Und daran ist für Sie ein generelles Manko bei den Behörden erkennbar?
Heye: Ja, hierin zeigt sich ein massiver institutioneller Rassismus. Warum sollte bei den Polizeien in Bund und Ländern eine andere Vorurteilsstruktur herrschen als in der übrigen Gesellschaft?
Ich glaube daher, dass es notwendig ist und bleibt, politische Aufklärung in diese Institutionen zu tragen. Man kann es nicht einfach laufen lassen sondern muss deutlich zu machen, dass wir auf Verfassungsschutzämter wie die in Sachsen oder Thüringen gut verzichten können. Deren Schutz kann die Verfassung entbehren.
Die Sprecher der Bundesregierung sehen sich in der Bundespressekonferenz (BPK) zunehmend kritischen Fragen ausgesetzt, dokumentiert auch auf zahlreichen Youtube-Videos. Was denken Sie als ehemaliger Regierungssprecher, wenn Sie sehen, wie heute in der BPK um Antworten gerungen wird?
Uwe-Karsten Heye: Ich begebe mich ungern in die Rolle, andere zu bewerten oder gar Noten zu verteilen an die, die es heute machen, da bitte ich um Nachsicht. Insofern sage ich dazu nur, dass ich hoffe, dass der Regierungssprecher und die Sprecher der Ministerien Manns und Frau genug sind, Agitation und Information nicht zu verwechseln.
Der Verein ‚Gesicht zeigen‘, den Sie mitbegründeten und dem Sie vorstehen, hat kürzlich in Berlin eine große Anzahl Flüchtlinge eingeladen, um ihnen ein Varieté-Unterhaltungsprogramm zu bieten. Welche Erkenntnisse konnten Sie daraus mitnehmen?

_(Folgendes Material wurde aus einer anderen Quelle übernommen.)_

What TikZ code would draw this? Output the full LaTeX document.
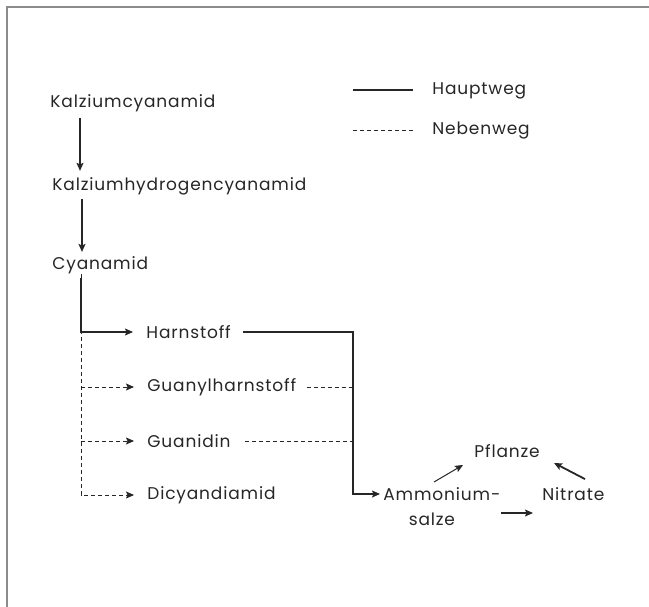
\documentclass[tikz,border=0pt]{standalone}
\usepackage{fontspec}
\setmainfont{Poppins}[LetterSpace=5]
\usepackage{tikz}
\usetikzlibrary{calc,arrows.meta}

\begin{document}
\begin{tikzpicture}[x=1pt,y=-1pt,thick]
      \tikzstyle{stoff} = [anchor=west,inner sep=0pt,text=black!85,font=\fontsize{17}{25}\selectfont]
      \tikzstyle{haupt} = [line width=1.2pt,draw=black!85]
      \tikzstyle{neben} = [line width=0.9pt,draw=black!85,dash pattern=on 4pt off 3pt]
      \tikzstyle{pfeil} = [-{Stealth[length=8pt,width=7pt,inset=1.5pt,fill=black!85]},draw=black!85]
      %
      \useasboundingbox (0,0) rectangle (649,607);
      % Frame.
      \draw[line width=1.5pt,black!45] (7,607) -- (7,7) -- (649,7);

      % Legend.
      \node[stoff] (hw) at (432,91) {Hauptweg};
      \node[stoff] (nw) at (432,131) {Nebenweg};
      \draw[haupt] ($(hw.west)+(-19,-1)$) -- ++(-60,0);
      \draw[neben] ($(nw.west)+(-19,-1)$) -- ++(-60,0);

      % Main chain.
      \node[stoff] (kcy) at (50,103) {Kalziumcyanamid};
      \node[stoff] (khc) at (52,186) {Kalziumhydrogencyanamid};
      \node[stoff] (cya) at (52,265) {Cyanamid};

      % Products.
      \node[stoff] (harn) at (146,332) {Harnstoff};
      \node[stoff] (guhn) at (147,387) {Guanylharnstoff};
      \node[stoff] (guan) at (147,441) {Guanidin};
      \node[stoff] (dicy) at (147,495) {Dicyandiamid};
      \node[stoff,align=center,anchor=north west] (amm) at (383,487) {Ammonium-\\salze\hspace*{20pt}};
      \node[stoff] (pfl) at (474,451) {Pflanze};
      \node[stoff] (nit) at (542,494) {Nitrate};

      % Connections.
      \draw[haupt,pfeil] ($(kcy.south west)+(30,6)$) -- ($(khc.north west)+(28,-6)$);
      \draw[haupt,pfeil] ($(khc.south west)+(30,4)$) -- ($(cya.north west)+(30,-4)$);
      \coordinate (split) at ($(cya.south west)+(29,0)$ |- harn.west);
      \coordinate (join) at (353,332);
      \draw[haupt,pfeil] ($(cya.south west)+(29,4)$) |- ($(harn.west)+(-13,0)$);
      \draw[neben,pfeil] (split) |- ($(dicy.west)+(-13,0)$);
      \draw[neben,pfeil] (split |- guhn.west) -- ($(guhn.west)+(-13,0)$);
      \draw[neben,pfeil] (split |- guan.west) -- ($(guan.west)+(-13,0)$);
      \draw[haupt,pfeil] ($(harn.east)+(12,0)$) -| (join) |- ($(amm.north west)+(-3,7)$);
      \draw[neben] ($(guhn.east)+(10,0)$) -- (join |- guhn.east);
      \draw[neben] ($(guan.east)+(14,0)$) -- (join |- guan.east);
      \draw[pfeil,line width=1pt] ($(amm.north west)+(51,-5)$) -- ($(pfl.south west)+(-11,7)$);
      \draw[pfeil,line width=1.8pt] ($(nit.north west)+(43,-8)$) -- ($(pfl.south west)+(80,5)$);
      \draw[pfeil,line width=1.2pt] ($(nit.west)+(-41,19)$) -- ($(nit.west)+(-9,19)$);
\end{tikzpicture}
\end{document}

Uwe-Karsten Heye: Wir haben das in Zusammenarbeit mit der Varietébühne Tipi am Kanzleramt gemacht. Es waren ungefähr 500 Flüchtlinge, Familien, Kinder und viele freiwillige Helfer dabei. Wir wollten diesen Menschen, die so schweres ertragen mussten, ein paar Stunden bieten, in denen sie ganz losgelöst vom Alltag in der Unterkunft einfach nur Spaß haben. Und das ist, glaube ich, gelungen. Es geht darum, diesen Menschen nicht das Gefühl zu geben, dass sie uns zur Last fallen, sondern dass wir mit ihnen zusammen so etwas wie eine Veränderung in der Welt in Gang setzen können.
Ein Durchatmen für die Flüchtlinge und eine Belohnung für’s ehrenamtliche Helfen?
Heye: Ja, nichts weiter als das.
Eine weitere Aktivität Ihres Vereins ist ein „digitales schwarzes Brett“, nennt sich ‚Helpto‘ und vermittelt als Online-App zwischen Gesuchen und Angeboten für Flüchtlingshilfen. Das scheint eine gute Idee zu sein – gleichwohl drängt sich bei solchen Angeboten der Eindruck auf, dass ehrenamtliche Tätigkeiten die Löcher stopfen, die durch Nachlässigkeit oder politischen Unwillen von staatlichen Einrichtungen hinterlassen werden.
Heye: Naja, das erinnert mich an den Spruch, dass es nicht nur einen Aufstand der Anständigen sondern auch einen Aufstand der Zuständigen geben sollte. Ich glaube, es ist beides notwendig. Wir brauchen den zivilgesellschaftlichen Widerstand gegen Rechts. Das heißt nicht, dass man die politisch Verantwortlichen aus ihrer Pflicht entlässt. Es heißt aber sehr wohl, aktiven Anteil zu nehmen. Die Bereitschaft der Zivilgesellschaft, sich einzubringen, halte ich für nötig, damit wir nicht das wiederholen, was wir in Weimar und danach hinter uns gebracht haben: eine Republik ohne Republikaner oder eine Demokratie ohne Demokraten.